Supplied data:
::::

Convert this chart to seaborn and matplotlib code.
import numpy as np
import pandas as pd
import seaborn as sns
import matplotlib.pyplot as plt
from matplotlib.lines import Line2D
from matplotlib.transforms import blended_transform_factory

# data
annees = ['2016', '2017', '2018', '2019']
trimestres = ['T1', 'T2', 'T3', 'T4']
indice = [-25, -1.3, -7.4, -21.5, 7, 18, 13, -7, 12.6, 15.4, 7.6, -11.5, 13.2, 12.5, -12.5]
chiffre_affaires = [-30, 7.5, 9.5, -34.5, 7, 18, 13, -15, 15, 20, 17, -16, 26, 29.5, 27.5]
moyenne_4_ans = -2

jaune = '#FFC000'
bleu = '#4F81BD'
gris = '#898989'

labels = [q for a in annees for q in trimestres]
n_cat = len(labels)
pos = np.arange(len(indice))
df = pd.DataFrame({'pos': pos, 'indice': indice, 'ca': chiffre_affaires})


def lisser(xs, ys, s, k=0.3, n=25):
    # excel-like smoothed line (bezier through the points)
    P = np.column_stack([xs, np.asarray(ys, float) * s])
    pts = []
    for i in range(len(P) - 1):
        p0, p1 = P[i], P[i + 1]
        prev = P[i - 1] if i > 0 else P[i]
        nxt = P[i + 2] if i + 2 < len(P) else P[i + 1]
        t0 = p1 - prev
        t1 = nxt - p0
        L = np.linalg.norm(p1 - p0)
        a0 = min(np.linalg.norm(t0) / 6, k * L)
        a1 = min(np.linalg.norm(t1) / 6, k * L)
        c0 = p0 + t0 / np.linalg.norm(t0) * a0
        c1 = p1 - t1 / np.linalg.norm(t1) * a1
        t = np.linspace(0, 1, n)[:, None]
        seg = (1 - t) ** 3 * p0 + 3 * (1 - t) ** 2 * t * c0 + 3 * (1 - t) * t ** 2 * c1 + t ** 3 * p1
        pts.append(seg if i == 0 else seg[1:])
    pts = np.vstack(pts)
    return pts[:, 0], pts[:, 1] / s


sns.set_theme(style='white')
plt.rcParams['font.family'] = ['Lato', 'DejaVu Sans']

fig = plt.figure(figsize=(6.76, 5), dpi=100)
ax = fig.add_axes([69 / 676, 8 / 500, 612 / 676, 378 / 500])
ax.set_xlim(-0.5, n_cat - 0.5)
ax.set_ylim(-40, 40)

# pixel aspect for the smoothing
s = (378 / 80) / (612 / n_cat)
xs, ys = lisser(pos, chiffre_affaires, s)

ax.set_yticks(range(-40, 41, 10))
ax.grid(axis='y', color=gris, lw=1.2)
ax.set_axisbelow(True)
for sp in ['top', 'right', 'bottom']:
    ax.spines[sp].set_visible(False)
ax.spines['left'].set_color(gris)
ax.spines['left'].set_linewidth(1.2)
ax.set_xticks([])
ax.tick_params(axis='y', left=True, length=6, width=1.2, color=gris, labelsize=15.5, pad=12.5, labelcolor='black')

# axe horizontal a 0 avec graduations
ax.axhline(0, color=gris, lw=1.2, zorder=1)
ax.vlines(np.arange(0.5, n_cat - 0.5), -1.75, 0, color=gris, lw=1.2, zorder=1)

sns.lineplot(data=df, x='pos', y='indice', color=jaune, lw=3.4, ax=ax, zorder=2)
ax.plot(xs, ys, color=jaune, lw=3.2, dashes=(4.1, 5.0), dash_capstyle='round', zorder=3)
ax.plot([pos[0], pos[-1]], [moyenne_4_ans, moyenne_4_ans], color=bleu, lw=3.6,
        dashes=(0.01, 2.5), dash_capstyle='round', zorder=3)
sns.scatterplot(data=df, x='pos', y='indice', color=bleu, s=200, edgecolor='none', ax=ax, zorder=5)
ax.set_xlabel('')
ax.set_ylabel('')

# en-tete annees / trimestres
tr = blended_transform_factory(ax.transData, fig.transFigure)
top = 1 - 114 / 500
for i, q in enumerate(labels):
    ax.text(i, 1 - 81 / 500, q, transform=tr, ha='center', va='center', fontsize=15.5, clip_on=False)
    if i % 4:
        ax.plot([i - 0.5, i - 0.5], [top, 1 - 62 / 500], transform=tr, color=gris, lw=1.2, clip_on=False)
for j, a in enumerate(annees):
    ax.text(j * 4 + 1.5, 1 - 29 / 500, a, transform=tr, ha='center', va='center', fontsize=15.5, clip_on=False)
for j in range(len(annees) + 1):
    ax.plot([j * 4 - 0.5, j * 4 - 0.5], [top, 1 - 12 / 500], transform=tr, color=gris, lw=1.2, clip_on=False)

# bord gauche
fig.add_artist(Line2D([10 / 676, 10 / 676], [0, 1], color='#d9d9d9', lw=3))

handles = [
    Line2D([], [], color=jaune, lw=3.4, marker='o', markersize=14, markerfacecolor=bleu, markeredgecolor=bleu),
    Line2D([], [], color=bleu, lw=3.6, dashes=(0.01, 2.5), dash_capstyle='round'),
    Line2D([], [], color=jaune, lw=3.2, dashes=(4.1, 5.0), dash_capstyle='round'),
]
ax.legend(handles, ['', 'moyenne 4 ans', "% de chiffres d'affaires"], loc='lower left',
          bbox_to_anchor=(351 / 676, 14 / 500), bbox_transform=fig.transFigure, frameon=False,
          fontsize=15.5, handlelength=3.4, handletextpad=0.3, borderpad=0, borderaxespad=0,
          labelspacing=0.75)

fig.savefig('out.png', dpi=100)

::::

Exercise requirements: Your task is to repeat each line of the material exactly.

Exercise response:
Convert this chart to seaborn and matplotlib code.
import numpy as np
import pandas as pd
import seaborn as sns
import matplotlib.pyplot as plt
from matplotlib.lines import Line2D
from matplotlib.transforms import blended_transform_factory

# data
annees = ['2016', '2017', '2018', '2019']
trimestres = ['T1', 'T2', 'T3', 'T4']
indice = [-25, -1.3, -7.4, -21.5, 7, 18, 13, -7, 12.6, 15.4, 7.6, -11.5, 13.2, 12.5, -12.5]
chiffre_affaires = [-30, 7.5, 9.5, -34.5, 7, 18, 13, -15, 15, 20, 17, -16, 26, 29.5, 27.5]
moyenne_4_ans = -2

jaune = '#FFC000'
bleu = '#4F81BD'
gris = '#898989'

labels = [q for a in annees for q in trimestres]
n_cat = len(labels)
pos = np.arange(len(indice))
df = pd.DataFrame({'pos': pos, 'indice': indice, 'ca': chiffre_affaires})


def lisser(xs, ys, s, k=0.3, n=25):
    # excel-like smoothed line (bezier through the points)
    P = np.column_stack([xs, np.asarray(ys, float) * s])
    pts = []
    for i in range(len(P) - 1):
        p0, p1 = P[i], P[i + 1]
        prev = P[i - 1] if i > 0 else P[i]
        nxt = P[i + 2] if i + 2 < len(P) else P[i + 1]
        t0 = p1 - prev
        t1 = nxt - p0
        L = np.linalg.norm(p1 - p0)
        a0 = min(np.linalg.norm(t0) / 6, k * L)
        a1 = min(np.linalg.norm(t1) / 6, k * L)
        c0 = p0 + t0 / np.linalg.norm(t0) * a0
        c1 = p1 - t1 / np.linalg.norm(t1) * a1
        t = np.linspace(0, 1, n)[:, None]
        seg = (1 - t) ** 3 * p0 + 3 * (1 - t) ** 2 * t * c0 + 3 * (1 - t) * t ** 2 * c1 + t ** 3 * p1
        pts.append(seg if i == 0 else seg[1:])
    pts = np.vstack(pts)
    return pts[:, 0], pts[:, 1] / s


sns.set_theme(style='white')
plt.rcParams['font.family'] = ['Lato', 'DejaVu Sans']

fig = plt.figure(figsize=(6.76, 5), dpi=100)
ax = fig.add_axes([69 / 676, 8 / 500, 612 / 676, 378 / 500])
ax.set_xlim(-0.5, n_cat - 0.5)
ax.set_ylim(-40, 40)

# pixel aspect for the smoothing
s = (378 / 80) / (612 / n_cat)
xs, ys = lisser(pos, chiffre_affaires, s)

ax.set_yticks(range(-40, 41, 10))
ax.grid(axis='y', color=gris, lw=1.2)
ax.set_axisbelow(True)
for sp in ['top', 'right', 'bottom']:
    ax.spines[sp].set_visible(False)
ax.spines['left'].set_color(gris)
ax.spines['left'].set_linewidth(1.2)
ax.set_xticks([])
ax.tick_params(axis='y', left=True, length=6, width=1.2, color=gris, labelsize=15.5, pad=12.5, labelcolor='black')

# axe horizontal a 0 avec graduations
ax.axhline(0, color=gris, lw=1.2, zorder=1)
ax.vlines(np.arange(0.5, n_cat - 0.5), -1.75, 0, color=gris, lw=1.2, zorder=1)

sns.lineplot(data=df, x='pos', y='indice', color=jaune, lw=3.4, ax=ax, zorder=2)
ax.plot(xs, ys, color=jaune, lw=3.2, dashes=(4.1, 5.0), dash_capstyle='round', zorder=3)
ax.plot([pos[0], pos[-1]], [moyenne_4_ans, moyenne_4_ans], color=bleu, lw=3.6,
        dashes=(0.01, 2.5), dash_capstyle='round', zorder=3)
sns.scatterplot(data=df, x='pos', y='indice', color=bleu, s=200, edgecolor='none', ax=ax, zorder=5)
ax.set_xlabel('')
ax.set_ylabel('')

# en-tete annees / trimestres
tr = blended_transform_factory(ax.transData, fig.transFigure)
top = 1 - 114 / 500
for i, q in enumerate(labels):
    ax.text(i, 1 - 81 / 500, q, transform=tr, ha='center', va='center', fontsize=15.5, clip_on=False)
    if i % 4:
        ax.plot([i - 0.5, i - 0.5], [top, 1 - 62 / 500], transform=tr, color=gris, lw=1.2, clip_on=False)
for j, a in enumerate(annees):
    ax.text(j * 4 + 1.5, 1 - 29 / 500, a, transform=tr, ha='center', va='center', fontsize=15.5, clip_on=False)
for j in range(len(annees) + 1):
    ax.plot([j * 4 - 0.5, j * 4 - 0.5], [top, 1 - 12 / 500], transform=tr, color=gris, lw=1.2, clip_on=False)

# bord gauche
fig.add_artist(Line2D([10 / 676, 10 / 676], [0, 1], color='#d9d9d9', lw=3))

handles = [
    Line2D([], [], color=jaune, lw=3.4, marker='o', markersize=14, markerfacecolor=bleu, markeredgecolor=bleu),
    Line2D([], [], color=bleu, lw=3.6, dashes=(0.01, 2.5), dash_capstyle='round'),
    Line2D([], [], color=jaune, lw=3.2, dashes=(4.1, 5.0), dash_capstyle='round'),
]
ax.legend(handles, ['', 'moyenne 4 ans', "% de chiffres d'affaires"], loc='lower left',
          bbox_to_anchor=(351 / 676, 14 / 500), bbox_transform=fig.transFigure, frameon=False,
          fontsize=15.5, handlelength=3.4, handletextpad=0.3, borderpad=0, borderaxespad=0,
          labelspacing=0.75)

fig.savefig('out.png', dpi=100)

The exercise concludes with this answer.